DATASET EXTRACT —
——

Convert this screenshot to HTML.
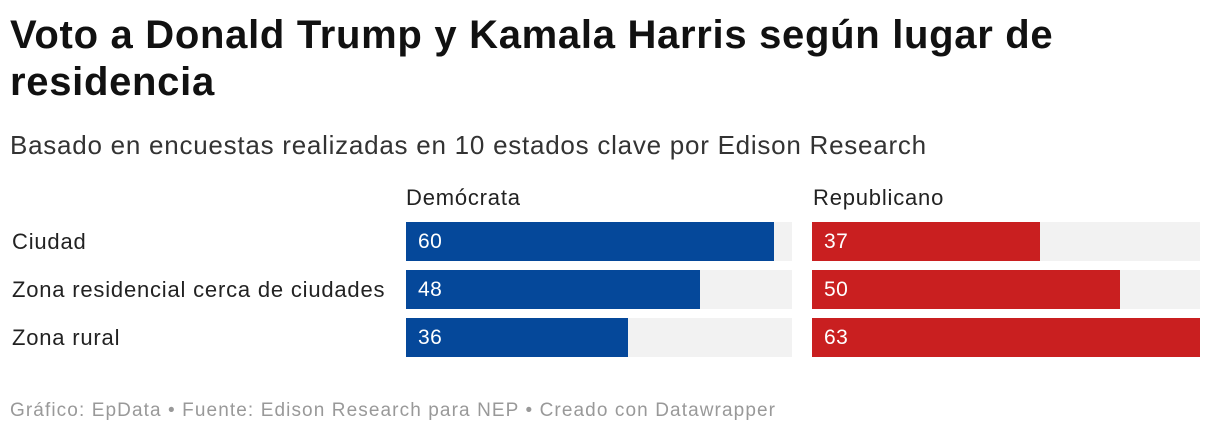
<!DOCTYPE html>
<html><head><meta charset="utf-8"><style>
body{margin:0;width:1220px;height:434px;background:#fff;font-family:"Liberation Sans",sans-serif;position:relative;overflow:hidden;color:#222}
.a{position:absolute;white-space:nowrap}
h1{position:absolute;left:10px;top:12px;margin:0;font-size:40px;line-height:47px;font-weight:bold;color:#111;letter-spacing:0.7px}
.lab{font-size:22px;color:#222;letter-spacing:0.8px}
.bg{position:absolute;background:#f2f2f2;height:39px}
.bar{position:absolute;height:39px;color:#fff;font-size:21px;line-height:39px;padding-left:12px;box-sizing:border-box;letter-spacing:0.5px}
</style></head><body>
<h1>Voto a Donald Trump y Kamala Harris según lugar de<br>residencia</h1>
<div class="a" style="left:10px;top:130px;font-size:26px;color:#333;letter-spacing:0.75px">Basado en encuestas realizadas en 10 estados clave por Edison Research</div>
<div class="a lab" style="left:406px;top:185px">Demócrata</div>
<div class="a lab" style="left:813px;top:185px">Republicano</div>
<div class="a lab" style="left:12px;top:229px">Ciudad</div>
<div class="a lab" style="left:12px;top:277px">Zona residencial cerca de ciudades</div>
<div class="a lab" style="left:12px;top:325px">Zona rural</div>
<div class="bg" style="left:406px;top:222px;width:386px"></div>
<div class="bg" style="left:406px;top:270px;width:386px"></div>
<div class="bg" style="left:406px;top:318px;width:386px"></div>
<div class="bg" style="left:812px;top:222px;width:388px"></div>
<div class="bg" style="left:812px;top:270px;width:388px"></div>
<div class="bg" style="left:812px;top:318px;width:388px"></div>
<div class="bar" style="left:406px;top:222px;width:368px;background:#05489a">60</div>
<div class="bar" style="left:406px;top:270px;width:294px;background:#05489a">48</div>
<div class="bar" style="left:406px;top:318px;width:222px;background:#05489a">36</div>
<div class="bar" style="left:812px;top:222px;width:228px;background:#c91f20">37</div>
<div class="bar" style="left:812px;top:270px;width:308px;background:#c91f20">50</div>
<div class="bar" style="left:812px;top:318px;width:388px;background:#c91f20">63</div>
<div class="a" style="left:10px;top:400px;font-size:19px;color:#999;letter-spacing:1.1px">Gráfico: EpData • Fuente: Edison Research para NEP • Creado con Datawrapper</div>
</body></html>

——

WHAT IS BEING ASKED — Reproduce each line word for word and drop the pictures.

EXERCISE RESULT —
Convert this screenshot to HTML.
<!DOCTYPE html>
<html><head><meta charset="utf-8"><style>
body{margin:0;width:1220px;height:434px;background:#fff;font-family:"Liberation Sans",sans-serif;position:relative;overflow:hidden;color:#222}
.a{position:absolute;white-space:nowrap}
h1{position:absolute;left:10px;top:12px;margin:0;font-size:40px;line-height:47px;font-weight:bold;color:#111;letter-spacing:0.7px}
.lab{font-size:22px;color:#222;letter-spacing:0.8px}
.bg{position:absolute;background:#f2f2f2;height:39px}
.bar{position:absolute;height:39px;color:#fff;font-size:21px;line-height:39px;padding-left:12px;box-sizing:border-box;letter-spacing:0.5px}
</style></head><body>
<h1>Voto a Donald Trump y Kamala Harris según lugar de<br>residencia</h1>
<div class="a" style="left:10px;top:130px;font-size:26px;color:#333;letter-spacing:0.75px">Basado en encuestas realizadas en 10 estados clave por Edison Research</div>
<div class="a lab" style="left:406px;top:185px">Demócrata</div>
<div class="a lab" style="left:813px;top:185px">Republicano</div>
<div class="a lab" style="left:12px;top:229px">Ciudad</div>
<div class="a lab" style="left:12px;top:277px">Zona residencial cerca de ciudades</div>
<div class="a lab" style="left:12px;top:325px">Zona rural</div>
<div class="bg" style="left:406px;top:222px;width:386px"></div>
<div class="bg" style="left:406px;top:270px;width:386px"></div>
<div class="bg" style="left:406px;top:318px;width:386px"></div>
<div class="bg" style="left:812px;top:222px;width:388px"></div>
<div class="bg" style="left:812px;top:270px;width:388px"></div>
<div class="bg" style="left:812px;top:318px;width:388px"></div>
<div class="bar" style="left:406px;top:222px;width:368px;background:#05489a">60</div>
<div class="bar" style="left:406px;top:270px;width:294px;background:#05489a">48</div>
<div class="bar" style="left:406px;top:318px;width:222px;background:#05489a">36</div>
<div class="bar" style="left:812px;top:222px;width:228px;background:#c91f20">37</div>
<div class="bar" style="left:812px;top:270px;width:308px;background:#c91f20">50</div>
<div class="bar" style="left:812px;top:318px;width:388px;background:#c91f20">63</div>
<div class="a" style="left:10px;top:400px;font-size:19px;color:#999;letter-spacing:1.1px">Gráfico: EpData • Fuente: Edison Research para NEP • Creado con Datawrapper</div>
</body></html>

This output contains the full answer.